Once NQU-802 is merged, the customer-greenfield env has is_ephemeral = true by default: RDS deletion_protection off, skip_final_snapshot on, CloudTrail + synthetics S3 buckets force_destroy = true. A single terraform destroy should one-shot. The pre-clean steps below become unnecessary.

Until NQU-802 is merged (or in any env that flips is_ephemeral = false), follow the full pre-clean sequence — terraform destroy will otherwise need 2–3 iterations per the 2026-05-17 validation results.

Pre-clean (only if NQU-802 has not landed yet)

# 1. Disable RDS deletion protection.
aws rds modify-db-instance --db-instance-identifier nquiry-greenfield-postgres \
--no-deletion-protection --apply-immediately

# 2. Empty the versioned CloudTrail bucket (re-run if destroy fails partway and the
# bucket re-fills while CloudTrail is still writing).
BUCKET=$(aws s3api list-buckets --query "Buckets[?starts_with(Name, 'nquiry-greenfield-cloudtrail-')].Name" --output text)
aws s3api delete-objects --bucket "$BUCKET" \
--delete "$(aws s3api list-object-versions --bucket "$BUCKET" \
--query '{Objects: Versions[].{Key: Key, VersionId: VersionId}}')" 2>/dev/null || true
aws s3api delete-objects --bucket "$BUCKET" \
--delete "$(aws s3api list-object-versions --bucket "$BUCKET" \
--query '{Objects: DeleteMarkers[].{Key: Key, VersionId: VersionId}}')" 2>/dev/null || true

# 3. Empty the synthetics canary-artifacts bucket (canary writes continuously).
SYNTH=$(aws s3api list-buckets --query "Buckets[?Name=='nquiry-greenfield-synthetics-artifacts'].Name" --output text)
aws s3 rm "s3://$SYNTH" --recursive || true

# 4. Force-delete the app-secrets Secrets Manager secret so a re-spin can recreate it
# without the "scheduled for deletion" wait window.
aws secretsmanager delete-secret --secret-id nquiry-greenfield/app-secrets \
--force-delete-without-recovery 2>/dev/null || true

# 5. Delete orphaned VPC flow-log group if a prior destroy left one.
aws logs delete-log-group --log-group-name /aws/vpc/nquiry-greenfield-flow-logs 2>/dev/null || true

Destroy

cd infrastructure/terraform/environments/customer-greenfield
terraform destroy

Type yes. Expect ~10–15 min wallclock; RDS deletion is the long pole.

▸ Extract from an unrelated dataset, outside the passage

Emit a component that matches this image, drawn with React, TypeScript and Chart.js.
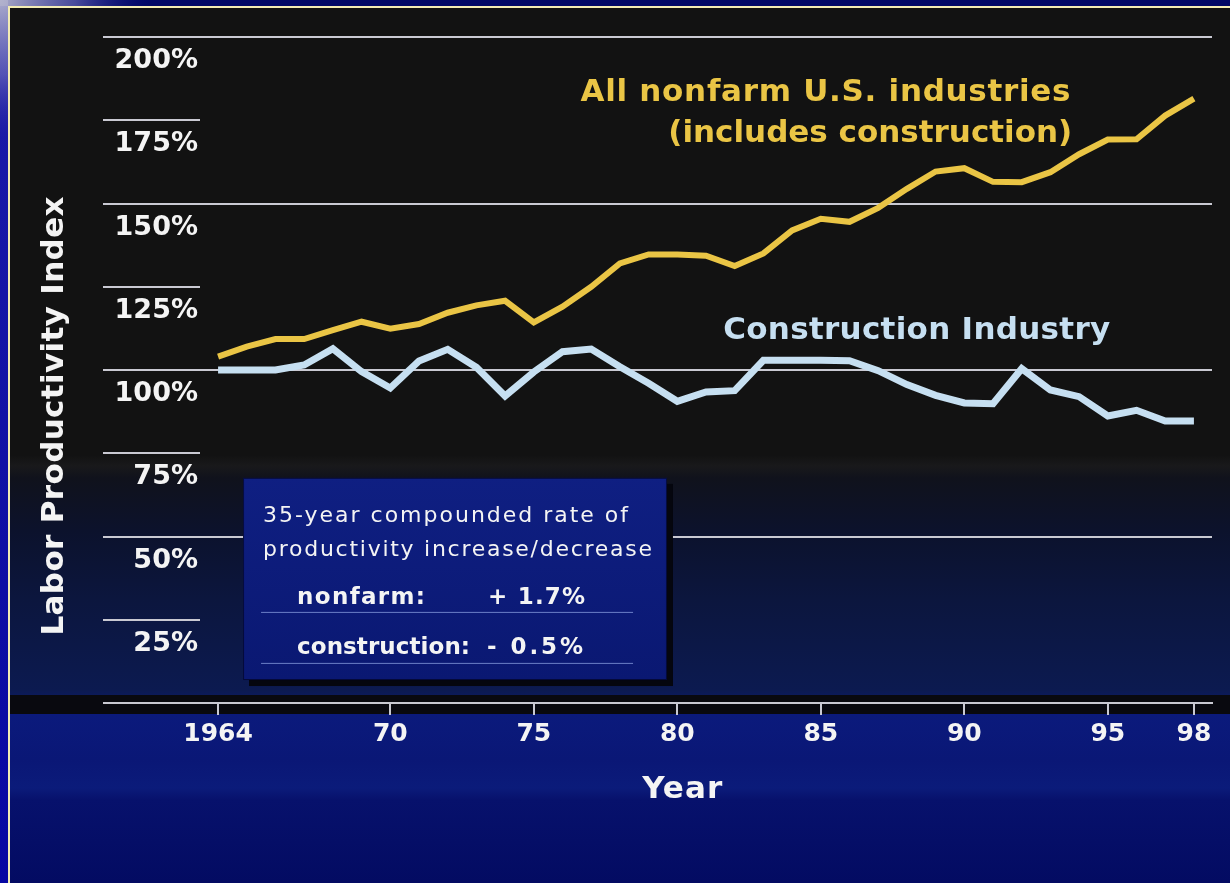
import React, { useEffect, useRef } from "react";
import { Chart, registerables } from "chart.js";

Chart.register(...registerables);

// ---------------- data ----------------
const YEARS = [
  1964, 1965, 1966, 1967, 1968, 1969, 1970, 1971, 1972, 1973, 1974, 1975,
  1976, 1977, 1978, 1979, 1980, 1981, 1982, 1983, 1984, 1985, 1986, 1987,
  1988, 1989, 1990, 1991, 1992, 1993, 1994, 1995, 1996, 1997, 1998,
];

const NONFARM_INDEX = [
  104.0, 107.0, 109.3, 109.3, 112.0, 114.5, 112.4, 113.8, 117.2, 119.4, 120.8, 114.3,
  119.0, 125.0, 132.0, 134.7, 134.7, 134.3, 131.2, 135.0, 141.9, 145.4, 144.5, 148.7,
  154.4, 159.6, 160.6, 156.5, 156.4, 159.4, 164.8, 169.2, 169.3, 176.4, 181.5,
];

const CONSTRUCTION_INDEX = [
  100.0, 100.0, 100.0, 101.5, 106.4, 99.5, 94.6, 102.7, 106.2, 100.8, 92.2, 99.4,
  105.5, 106.3, 101.0, 96.0, 90.6, 93.4, 93.8, 102.9, 102.9, 102.9, 102.8, 99.8,
  95.6, 92.4, 90.1, 89.9, 100.4, 94.0, 92.0, 86.2, 87.9, 84.7, 84.7,
];

const X_TICK_YEARS = [1964, 1970, 1975, 1980, 1985, 1990, 1995, 1998];
const X_TICK_LABELS = ["1964", "70", "75", "80", "85", "90", "95", "98"];
const Y_TICK_VALUES = [0, 25, 50, 75, 100, 125, 150, 175, 200];
const Y_TICK_LABELS = ["", "25%", "50%", "75%", "100%", "125%", "150%", "175%", "200%"];
const Y_FULL_GRID_VALUES = [0, 50, 100, 150, 200];

const SERIES_LABELS = ["All nonfarm U.S. industries", "(includes construction)", "Construction Industry"];
const BOX_LINES = ["35-year compounded rate of", "productivity increase/decrease"];
const RATE_NAMES = ["nonfarm:", "construction:"];
const RATE_VALUES = ["+ 1.7%", "- 0.5%"];
const X_TITLE = "Year";
const Y_TITLE = "Labor Productivity Index";

// ---------------- styles ----------------
const GOLD = "#eac545";
const ICE = "#c6dff1";
const GRID = "#c9c9d2";
const WHITE = "#f4f4f4";
const WIDE = "'DejaVu Sans', Verdana, sans-serif";

type Align = "left" | "right" | "center";

function drawSpaced(
  ctx: CanvasRenderingContext2D,
  text: string,
  x: number,
  y: number,
  o: { size: number; weight: string; color: string; width: number; align: Align; family?: string }
) {
  const c: any = ctx;
  ctx.font = `${o.weight} ${o.size}px ${o.family || WIDE}`;
  c.letterSpacing = "0px";
  const w0 = ctx.measureText(text).width;
  let sp = text.length > 1 ? (o.width - w0) / (text.length - 1) : 0;
  sp = Math.max(-0.5, Math.min(4, sp));
  c.letterSpacing = `${sp}px`;
  const total = w0 + sp * (text.length - 1);
  const x0 = o.align === "left" ? x : o.align === "right" ? x - total : x - total / 2;
  ctx.textAlign = "left";
  ctx.textBaseline = "middle";
  ctx.fillStyle = o.color;
  ctx.fillText(text, x0, y);
  c.letterSpacing = "0px";
}

const slideBackground = {
  id: "slideBackground",
  beforeDraw(chart: any) {
    const { ctx, width: W, height: H, chartArea: ca } = chart;
    ctx.save();
    ctx.fillStyle = "#02086a";
    ctx.fillRect(0, 0, W, H);
    const ls = ctx.createLinearGradient(0, 0, 0, H);
    ls.addColorStop(0, "#1c1ca8");
    ls.addColorStop(1, "#0707a2");
    ctx.fillStyle = ls;
    ctx.fillRect(0, 0, 8, H);
    ctx.fillStyle = "#010866";
    ctx.fillRect(8, 0, W - 8, 6);
    const rg = ctx.createRadialGradient(0, 0, 0, 0, 0, 150);
    rg.addColorStop(0, "rgba(180,180,205,0.95)");
    rg.addColorStop(0.5, "rgba(120,120,190,0.6)");
    rg.addColorStop(1, "rgba(20,20,150,0)");
    ctx.fillStyle = rg;
    ctx.fillRect(0, 0, 150, 6);
    ctx.fillRect(0, 0, 8, 150);
    ctx.fillStyle = "#f3ecb4";
    ctx.fillRect(8, 6, W - 8, 2);
    ctx.fillRect(8, 6, 2, H - 6);

    const pg = ctx.createLinearGradient(0, 8, 0, H);
    const st = (y: number, c: string) => pg.addColorStop(Math.min(1, Math.max(0, (y - 8) / (H - 8))), c);
    st(8, "#121212");
    st(455, "#121212");
    st(466, "#19191b");
    st(478, "#10121c");
    st(530, "#0c122c");
    st(600, "#0c163e");
    st(690, "#0c1a50");
    st(714, "#0b1a7c");
    st(760, "#0a1776");
    st(788, "#0b1b7a");
    st(800, "#07116c");
    st(H, "#030b62");
    ctx.fillStyle = pg;
    ctx.fillRect(10, 8, W - 10, H - 8);

    ctx.fillStyle = "#09090f";
    ctx.fillRect(10, ca.bottom - 8, W - 10, 19);
    ctx.restore();
  },
};

const annotations = {
  id: "annotations",
  afterDraw(chart: any) {
    const { ctx } = chart;
    const xs = chart.scales.x;
    const ys = chart.scales.y;
    ctx.save();

    // series labels
    drawSpaced(ctx, SERIES_LABELS[0], xs.getPixelForValue(1993.7), ys.getPixelForValue(183.2), {
      size: 31, weight: "bold", color: GOLD, width: 490, align: "right",
    });
    drawSpaced(ctx, SERIES_LABELS[1], xs.getPixelForValue(1993.76), ys.getPixelForValue(171.0), {
      size: 31, weight: "bold", color: GOLD, width: 404, align: "right",
    });
    drawSpaced(ctx, SERIES_LABELS[2], xs.getPixelForValue(1981.6), ys.getPixelForValue(111.6), {
      size: 31, weight: "bold", color: ICE, width: 387, align: "left",
    });

    // summary box
    const bx0 = xs.getPixelForValue(1964.87);
    const bx1 = xs.getPixelForValue(1979.64);
    const by0 = ys.getPixelForValue(67.6);
    const by1 = ys.getPixelForValue(6.9);
    const bw = bx1 - bx0;
    const bh = by1 - by0;
    ctx.fillStyle = "#05060e";
    ctx.fillRect(bx0 + 6, by0 + 6, bw, bh);
    const bg = ctx.createLinearGradient(0, by0, 0, by1);
    bg.addColorStop(0, "#0f1f82");
    bg.addColorStop(1, "#0a1872");
    ctx.fillStyle = bg;
    ctx.fillRect(bx0, by0, bw, bh);
    ctx.strokeStyle = "rgba(0,0,20,0.6)";
    ctx.lineWidth = 1;
    ctx.strokeRect(bx0 + 0.5, by0 + 0.5, bw - 1, bh - 1);

    drawSpaced(ctx, BOX_LINES[0], bx0 + 20, by0 + 38, { size: 22, weight: "normal", color: WHITE, width: 365, align: "left" });
    drawSpaced(ctx, BOX_LINES[1], bx0 + 20, by0 + 72, { size: 22, weight: "normal", color: WHITE, width: 389, align: "left" });
    drawSpaced(ctx, RATE_NAMES[0], bx0 + 54, by0 + 120, { size: 23, weight: "bold", color: WHITE, width: 128, align: "left" });
    drawSpaced(ctx, RATE_VALUES[0], bx0 + 245, by0 + 120, { size: 23, weight: "bold", color: WHITE, width: 97, align: "left" });
    drawSpaced(ctx, RATE_NAMES[1], bx0 + 54, by0 + 170, { size: 23, weight: "bold", color: WHITE, width: 173, align: "left" });
    drawSpaced(ctx, RATE_VALUES[1], bx0 + 244, by0 + 170, { size: 23, weight: "bold", color: WHITE, width: 96, align: "left" });
    ctx.strokeStyle = "rgba(140,160,225,0.75)";
    ctx.lineWidth = 1;
    [134, 185].forEach((dy) => {
      ctx.beginPath();
      ctx.moveTo(bx0 + 18, by0 + dy + 0.5);
      ctx.lineTo(bx0 + 390, by0 + dy + 0.5);
      ctx.stroke();
    });

    // axis titles
    ctx.save();
    ctx.translate(55, 416);
    ctx.rotate(-Math.PI / 2);
    drawSpaced(ctx, Y_TITLE, 0, 0, { size: 31, weight: "bold", color: WHITE, width: 439, align: "center" });
    ctx.restore();
    drawSpaced(ctx, X_TITLE, xs.getPixelForValue(1980.17), 790, { size: 31, weight: "bold", color: WHITE, width: 80, align: "center" });

    ctx.restore();
  },
};

export default function App() {
  const ref = useRef<HTMLCanvasElement>(null);

  useEffect(() => {
    if (!ref.current) return;
    const chart = new Chart(ref.current, {
      type: "line",
      data: {
        datasets: [
          {
            label: "All nonfarm U.S. industries",
            data: YEARS.map((yr, i) => ({ x: yr, y: NONFARM_INDEX[i] })),
            borderColor: GOLD,
            borderWidth: 6,
            pointRadius: 0,
            tension: 0,
            borderJoinStyle: "miter",
            fill: false,
          },
          {
            label: "Construction Industry",
            data: YEARS.map((yr, i) => ({ x: yr, y: CONSTRUCTION_INDEX[i] })),
            borderColor: ICE,
            borderWidth: 7,
            pointRadius: 0,
            tension: 0,
            borderJoinStyle: "miter",
            fill: false,
          },
        ],
      },
      options: {
        animation: false,
        responsive: false,
        devicePixelRatio: 1,
        layout: { padding: { left: 103, right: 18, top: 37, bottom: 80 } },
        plugins: {
          legend: { display: false },
          tooltip: { enabled: false },
        },
        scales: {
          x: {
            type: "linear",
            min: 1963.37,
            max: 1998.63,
            afterBuildTicks: (scale: any) => {
              scale.ticks = X_TICK_YEARS.map((v) => ({ value: v }));
            },
            afterFit: (scale: any) => {
              scale.height = 100;
            },
            grid: {
              drawOnChartArea: false,
              drawTicks: true,
              tickLength: 12,
              color: GRID,
              lineWidth: 2,
            },
            border: { display: true, color: GRID, width: 2 },
            ticks: {
              autoSkip: false,
              maxRotation: 0,
              padding: 4,
              color: WHITE,
              font: { family: WIDE, size: 25, weight: "bold" },
              callback: (v: any) => {
                const i = X_TICK_YEARS.indexOf(Number(v));
                return i >= 0 ? X_TICK_LABELS[i] : "";
              },
            },
          },
          y: {
            type: "linear",
            min: 0,
            max: 200,
            afterBuildTicks: (scale: any) => {
              scale.ticks = Y_TICK_VALUES.map((v) => ({ value: v }));
            },
            afterFit: (scale: any) => {
              scale.width = 97;
            },
            grid: {
              drawTicks: true,
              tickLength: 97,
              lineWidth: 2,
              tickWidth: 2,
              tickColor: GRID,
              color: (c: any) =>
                c.tick && Y_FULL_GRID_VALUES.includes(c.tick.value) ? GRID : "rgba(0,0,0,0)",
            },
            border: { display: false },
            ticks: {
              padding: -95,
              labelOffset: 24,
              color: WHITE,
              font: { family: WIDE, size: 27, weight: "bold" },
              callback: (v: any) => {
                const i = Y_TICK_VALUES.indexOf(Number(v));
                return i >= 0 ? Y_TICK_LABELS[i] : "";
              },
            },
          },
        },
      },
      plugins: [slideBackground, annotations],
    } as any);
    return () => chart.destroy();
  }, []);

  return (
    <div style={{ position: "absolute", left: 0, top: 0, width: 1230, height: 883, overflow: "hidden" }}>
      <canvas ref={ref} width={1230} height={883} style={{ display: "block", width: 1230, height: 883 }} />
    </div>
  );
}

If destroy fails partway, the most common cause (pre-NQU-802) is the CloudTrail bucket re-filling during the destroy itself. Re-run the bucket-empty step (above, item 2) and terraform destroy again. The 2026-05-17 validation needed 3 passes for this reason.

Verify clean

terraform show 2>&1 | grep -q "no state" && echo "STATE EMPTY — clean"
aws ecs list-clusters --region us-east-1 \
--query 'clusterArns[?contains(@, `nquiry-greenfield`)]'
aws rds describe-db-instances --region us-east-1 \
--query 'DBInstances[?contains(DBInstanceIdentifier, `nquiry-greenfield`)].DBInstanceIdentifier'
aws elbv2 describe-load-balancers --region us-east-1 \
--query 'LoadBalancers[?contains(LoadBalancerName, `nquiry-greenfield`)].LoadBalancerName'
aws ec2 describe-vpcs --region us-east-1 \
--query 'Vpcs[?Tags[?Key==`Project` && Value==`nquiry`] && !IsDefault].VpcId'

All four post-state queries should return empty arrays / no matches.

Persistent infra (Route53 zone, ACM cert, state bucket, ECR Public repo) should remain. Do not delete.